Table 17 – Summary of estimated unit costs of CO2 transport and storage for Tangga Barat

Items Source Results
Unit Capital Costs
Power Plant US$ million/MW Estimated 0.8
Compressor US$ million.yr/Mt Estimated 19.2
Pipeline US$ thousand/km.mm Estimated 11
Wells US$ million/well Estimated 10
Injection platform (per platform) US$ million/platform Estimated 51
Injection platform (per slot) US$ million/slot Estimated 6.4
Total extra capital cost US$ million Estimated 220
Annual extra operating cost US$ million/yr Estimated 8
Extra decommissioning cost US$ million Estimated 50
Specific cost of CO2-e avoided US$/t CO2-e avoided Estimated 14.1

The specific cost of CO2-e avoided quoted in Table 17 is the net present value of the real costs divided by the net present value of the CO2-e avoided over a 15 year injection period.

Table 18 – Detailed estimated costs of CO2 transport and storage for Tangga Barat

6.1.4 Effects of fiscal terms

In Section 5 of this report, we discuss the effect of the fiscal terms on the economics of representative projects. Applying the same type of analysis to the Tangga Barat development gives the results shown in Table 19.

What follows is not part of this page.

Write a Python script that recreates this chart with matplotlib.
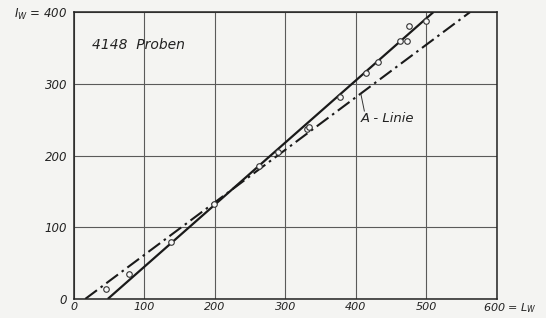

Table 19 – Effect of fiscal terms on CO2 transport and storage for Tangga Barat

PV of CO2-e avoided Mt 18.4
Before-tax PV of all costs US$ million 260.2
Before-tax cost of CO2-e avoided US$/t 14.1
Fiscal relief % 63% – 88%
After-tax PV of all costs US$ million 32 – 97
After-tax cost of CO2-e avoided US$/t 1.7 – 5.3
Minimum price of CO2 before Government Take US$/t 14.1
Minimum price of CO2 after Government Take US$/t 26.4

6.1.5 Conclusions

The addition of CO2 transport and injection facilities to the development of the Tangga Barat discovery would require additional capital costs of about US$220 million in US$2010 terms. The extra annual operating costs would be approximately US$8 million per year and the additional decommissioning costs would be about US$50 million incurred after a CO2 injection period of 15 years.

Such a project would avoid emitting approximately 2.5 Mt/yr of CO2-e to the atmosphere, which gives a total of 37.5 Mt over the assumed 15 years life of the project.

The specific cost of CO2-e avoided is US$14 per tonne.